GIVEN PROBLEM
Reproduce the listing below word for word, with no pictures.

DATASET EXTRACT
⁂
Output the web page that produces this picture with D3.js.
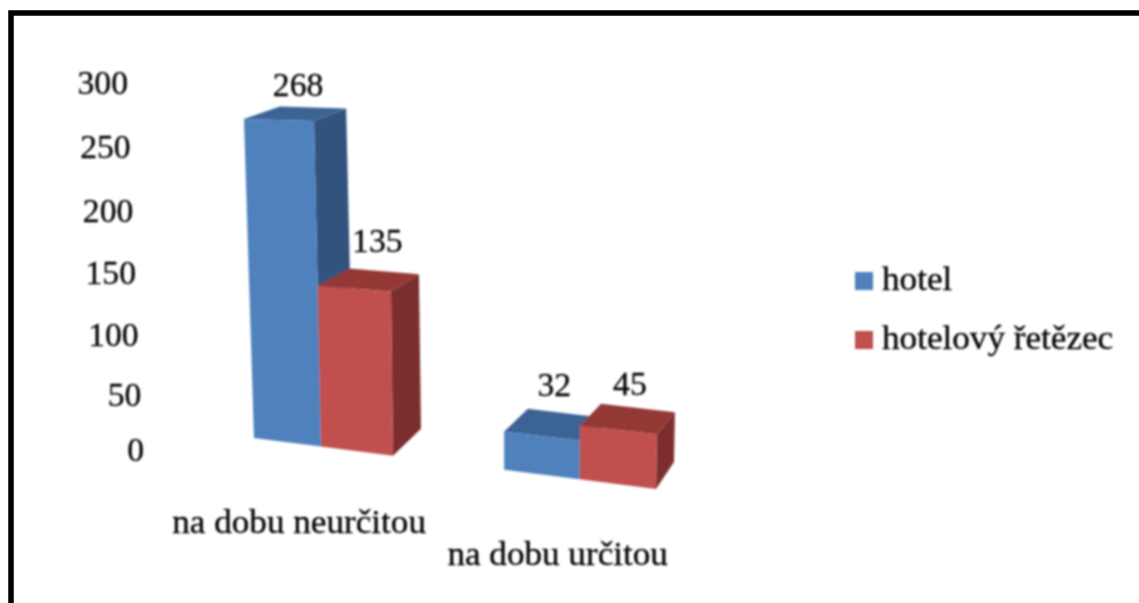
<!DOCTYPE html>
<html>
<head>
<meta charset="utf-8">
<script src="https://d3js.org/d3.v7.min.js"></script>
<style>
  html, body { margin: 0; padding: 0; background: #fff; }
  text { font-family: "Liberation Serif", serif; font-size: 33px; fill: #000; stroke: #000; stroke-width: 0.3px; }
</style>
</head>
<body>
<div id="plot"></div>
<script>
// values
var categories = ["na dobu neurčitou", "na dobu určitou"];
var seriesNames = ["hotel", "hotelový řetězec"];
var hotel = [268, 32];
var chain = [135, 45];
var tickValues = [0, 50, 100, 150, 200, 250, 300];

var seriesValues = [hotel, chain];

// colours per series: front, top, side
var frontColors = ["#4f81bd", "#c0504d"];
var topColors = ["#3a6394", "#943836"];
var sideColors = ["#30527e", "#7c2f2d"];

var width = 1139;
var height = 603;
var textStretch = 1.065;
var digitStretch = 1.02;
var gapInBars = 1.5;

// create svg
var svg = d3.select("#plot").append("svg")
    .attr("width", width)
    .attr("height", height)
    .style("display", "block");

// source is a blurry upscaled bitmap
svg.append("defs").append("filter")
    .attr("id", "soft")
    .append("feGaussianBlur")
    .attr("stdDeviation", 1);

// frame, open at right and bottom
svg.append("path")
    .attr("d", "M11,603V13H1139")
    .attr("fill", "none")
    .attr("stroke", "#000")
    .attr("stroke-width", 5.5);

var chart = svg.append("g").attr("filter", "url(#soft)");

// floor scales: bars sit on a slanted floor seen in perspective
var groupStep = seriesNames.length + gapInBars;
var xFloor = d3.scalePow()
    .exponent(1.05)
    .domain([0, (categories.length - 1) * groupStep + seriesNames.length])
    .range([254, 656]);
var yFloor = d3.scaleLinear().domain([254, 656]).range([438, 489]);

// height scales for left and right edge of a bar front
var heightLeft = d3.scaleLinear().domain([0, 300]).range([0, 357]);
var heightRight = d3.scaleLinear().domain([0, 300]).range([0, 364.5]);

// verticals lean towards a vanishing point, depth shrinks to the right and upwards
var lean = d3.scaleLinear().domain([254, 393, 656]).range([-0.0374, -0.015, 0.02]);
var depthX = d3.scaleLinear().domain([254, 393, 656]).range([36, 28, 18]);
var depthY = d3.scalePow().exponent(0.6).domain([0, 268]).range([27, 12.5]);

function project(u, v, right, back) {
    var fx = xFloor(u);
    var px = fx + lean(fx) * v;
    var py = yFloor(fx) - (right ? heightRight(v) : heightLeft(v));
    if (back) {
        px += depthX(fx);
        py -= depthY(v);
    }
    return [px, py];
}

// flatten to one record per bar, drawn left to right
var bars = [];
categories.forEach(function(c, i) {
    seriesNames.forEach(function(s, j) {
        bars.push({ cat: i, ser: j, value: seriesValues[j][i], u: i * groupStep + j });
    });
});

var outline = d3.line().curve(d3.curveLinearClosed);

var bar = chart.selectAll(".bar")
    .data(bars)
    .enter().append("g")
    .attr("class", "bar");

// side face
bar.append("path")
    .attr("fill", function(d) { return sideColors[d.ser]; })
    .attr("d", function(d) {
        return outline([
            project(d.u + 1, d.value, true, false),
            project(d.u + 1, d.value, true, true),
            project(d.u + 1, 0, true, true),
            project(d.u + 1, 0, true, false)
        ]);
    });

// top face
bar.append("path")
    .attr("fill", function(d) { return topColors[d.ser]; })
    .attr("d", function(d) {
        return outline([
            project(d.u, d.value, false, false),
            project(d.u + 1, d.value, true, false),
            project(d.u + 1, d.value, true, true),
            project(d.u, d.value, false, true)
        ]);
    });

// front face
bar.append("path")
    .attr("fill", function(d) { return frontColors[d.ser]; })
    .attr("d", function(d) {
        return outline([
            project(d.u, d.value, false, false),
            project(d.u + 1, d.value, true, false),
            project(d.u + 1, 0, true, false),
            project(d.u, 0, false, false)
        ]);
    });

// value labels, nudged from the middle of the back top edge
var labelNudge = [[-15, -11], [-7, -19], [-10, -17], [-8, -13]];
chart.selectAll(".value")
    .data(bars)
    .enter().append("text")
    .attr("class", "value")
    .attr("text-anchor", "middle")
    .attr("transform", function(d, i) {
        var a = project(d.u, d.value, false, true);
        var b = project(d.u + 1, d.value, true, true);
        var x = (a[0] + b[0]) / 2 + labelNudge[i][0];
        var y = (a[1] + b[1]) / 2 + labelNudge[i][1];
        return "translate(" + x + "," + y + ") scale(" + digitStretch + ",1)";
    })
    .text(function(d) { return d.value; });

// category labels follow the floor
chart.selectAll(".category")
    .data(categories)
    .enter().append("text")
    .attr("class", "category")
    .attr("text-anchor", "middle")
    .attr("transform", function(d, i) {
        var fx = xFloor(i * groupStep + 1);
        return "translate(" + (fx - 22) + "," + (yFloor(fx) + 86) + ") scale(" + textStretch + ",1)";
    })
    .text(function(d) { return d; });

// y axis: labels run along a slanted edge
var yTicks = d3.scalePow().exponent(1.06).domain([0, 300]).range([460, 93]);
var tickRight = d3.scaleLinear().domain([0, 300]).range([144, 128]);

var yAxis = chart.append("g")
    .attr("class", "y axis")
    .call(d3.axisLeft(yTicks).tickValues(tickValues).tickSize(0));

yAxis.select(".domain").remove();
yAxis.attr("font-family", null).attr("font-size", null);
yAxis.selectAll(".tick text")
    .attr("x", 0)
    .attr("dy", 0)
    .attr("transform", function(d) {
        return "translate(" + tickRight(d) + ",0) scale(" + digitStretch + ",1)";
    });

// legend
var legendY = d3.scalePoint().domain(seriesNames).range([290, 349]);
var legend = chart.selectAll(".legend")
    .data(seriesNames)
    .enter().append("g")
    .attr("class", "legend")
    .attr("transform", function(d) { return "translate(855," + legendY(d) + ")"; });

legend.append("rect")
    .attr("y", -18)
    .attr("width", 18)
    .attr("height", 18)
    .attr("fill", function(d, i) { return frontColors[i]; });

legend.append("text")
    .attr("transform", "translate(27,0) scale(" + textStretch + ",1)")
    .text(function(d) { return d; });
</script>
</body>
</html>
⁂
RESPONSE TO THIS TASK
Output the web page that produces this picture with D3.js.
<!DOCTYPE html>
<html>
<head>
<meta charset="utf-8">
<script src="https://d3js.org/d3.v7.min.js"></script>
<style>
  html, body { margin: 0; padding: 0; background: #fff; }
  text { font-family: "Liberation Serif", serif; font-size: 33px; fill: #000; stroke: #000; stroke-width: 0.3px; }
</style>
</head>
<body>
<div id="plot"></div>
<script>
// values
var categories = ["na dobu neurčitou", "na dobu určitou"];
var seriesNames = ["hotel", "hotelový řetězec"];
var hotel = [268, 32];
var chain = [135, 45];
var tickValues = [0, 50, 100, 150, 200, 250, 300];

var seriesValues = [hotel, chain];

// colours per series: front, top, side
var frontColors = ["#4f81bd", "#c0504d"];
var topColors = ["#3a6394", "#943836"];
var sideColors = ["#30527e", "#7c2f2d"];

var width = 1139;
var height = 603;
var textStretch = 1.065;
var digitStretch = 1.02;
var gapInBars = 1.5;

// create svg
var svg = d3.select("#plot").append("svg")
    .attr("width", width)
    .attr("height", height)
    .style("display", "block");

// source is a blurry upscaled bitmap
svg.append("defs").append("filter")
    .attr("id", "soft")
    .append("feGaussianBlur")
    .attr("stdDeviation", 1);

// frame, open at right and bottom
svg.append("path")
    .attr("d", "M11,603V13H1139")
    .attr("fill", "none")
    .attr("stroke", "#000")
    .attr("stroke-width", 5.5);

var chart = svg.append("g").attr("filter", "url(#soft)");

// floor scales: bars sit on a slanted floor seen in perspective
var groupStep = seriesNames.length + gapInBars;
var xFloor = d3.scalePow()
    .exponent(1.05)
    .domain([0, (categories.length - 1) * groupStep + seriesNames.length])
    .range([254, 656]);
var yFloor = d3.scaleLinear().domain([254, 656]).range([438, 489]);

// height scales for left and right edge of a bar front
var heightLeft = d3.scaleLinear().domain([0, 300]).range([0, 357]);
var heightRight = d3.scaleLinear().domain([0, 300]).range([0, 364.5]);

// verticals lean towards a vanishing point, depth shrinks to the right and upwards
var lean = d3.scaleLinear().domain([254, 393, 656]).range([-0.0374, -0.015, 0.02]);
var depthX = d3.scaleLinear().domain([254, 393, 656]).range([36, 28, 18]);
var depthY = d3.scalePow().exponent(0.6).domain([0, 268]).range([27, 12.5]);

function project(u, v, right, back) {
    var fx = xFloor(u);
    var px = fx + lean(fx) * v;
    var py = yFloor(fx) - (right ? heightRight(v) : heightLeft(v));
    if (back) {
        px += depthX(fx);
        py -= depthY(v);
    }
    return [px, py];
}

// flatten to one record per bar, drawn left to right
var bars = [];
categories.forEach(function(c, i) {
    seriesNames.forEach(function(s, j) {
        bars.push({ cat: i, ser: j, value: seriesValues[j][i], u: i * groupStep + j });
    });
});

var outline = d3.line().curve(d3.curveLinearClosed);

var bar = chart.selectAll(".bar")
    .data(bars)
    .enter().append("g")
    .attr("class", "bar");

// side face
bar.append("path")
    .attr("fill", function(d) { return sideColors[d.ser]; })
    .attr("d", function(d) {
        return outline([
            project(d.u + 1, d.value, true, false),
            project(d.u + 1, d.value, true, true),
            project(d.u + 1, 0, true, true),
            project(d.u + 1, 0, true, false)
        ]);
    });

// top face
bar.append("path")
    .attr("fill", function(d) { return topColors[d.ser]; })
    .attr("d", function(d) {
        return outline([
            project(d.u, d.value, false, false),
            project(d.u + 1, d.value, true, false),
            project(d.u + 1, d.value, true, true),
            project(d.u, d.value, false, true)
        ]);
    });

// front face
bar.append("path")
    .attr("fill", function(d) { return frontColors[d.ser]; })
    .attr("d", function(d) {
        return outline([
            project(d.u, d.value, false, false),
            project(d.u + 1, d.value, true, false),
            project(d.u + 1, 0, true, false),
            project(d.u, 0, false, false)
        ]);
    });

// value labels, nudged from the middle of the back top edge
var labelNudge = [[-15, -11], [-7, -19], [-10, -17], [-8, -13]];
chart.selectAll(".value")
    .data(bars)
    .enter().append("text")
    .attr("class", "value")
    .attr("text-anchor", "middle")
    .attr("transform", function(d, i) {
        var a = project(d.u, d.value, false, true);
        var b = project(d.u + 1, d.value, true, true);
        var x = (a[0] + b[0]) / 2 + labelNudge[i][0];
        var y = (a[1] + b[1]) / 2 + labelNudge[i][1];
        return "translate(" + x + "," + y + ") scale(" + digitStretch + ",1)";
    })
    .text(function(d) { return d.value; });

// category labels follow the floor
chart.selectAll(".category")
    .data(categories)
    .enter().append("text")
    .attr("class", "category")
    .attr("text-anchor", "middle")
    .attr("transform", function(d, i) {
        var fx = xFloor(i * groupStep + 1);
        return "translate(" + (fx - 22) + "," + (yFloor(fx) + 86) + ") scale(" + textStretch + ",1)";
    })
    .text(function(d) { return d; });

// y axis: labels run along a slanted edge
var yTicks = d3.scalePow().exponent(1.06).domain([0, 300]).range([460, 93]);
var tickRight = d3.scaleLinear().domain([0, 300]).range([144, 128]);

var yAxis = chart.append("g")
    .attr("class", "y axis")
    .call(d3.axisLeft(yTicks).tickValues(tickValues).tickSize(0));

yAxis.select(".domain").remove();
yAxis.attr("font-family", null).attr("font-size", null);
yAxis.selectAll(".tick text")
    .attr("x", 0)
    .attr("dy", 0)
    .attr("transform", function(d) {
        return "translate(" + tickRight(d) + ",0) scale(" + digitStretch + ",1)";
    });

// legend
var legendY = d3.scalePoint().domain(seriesNames).range([290, 349]);
var legend = chart.selectAll(".legend")
    .data(seriesNames)
    .enter().append("g")
    .attr("class", "legend")
    .attr("transform", function(d) { return "translate(855," + legendY(d) + ")"; });

legend.append("rect")
    .attr("y", -18)
    .attr("width", 18)
    .attr("height", 18)
    .attr("fill", function(d, i) { return frontColors[i]; });

legend.append("text")
    .attr("transform", "translate(27,0) scale(" + textStretch + ",1)")
    .text(function(d) { return d; });
</script>
</body>
</html>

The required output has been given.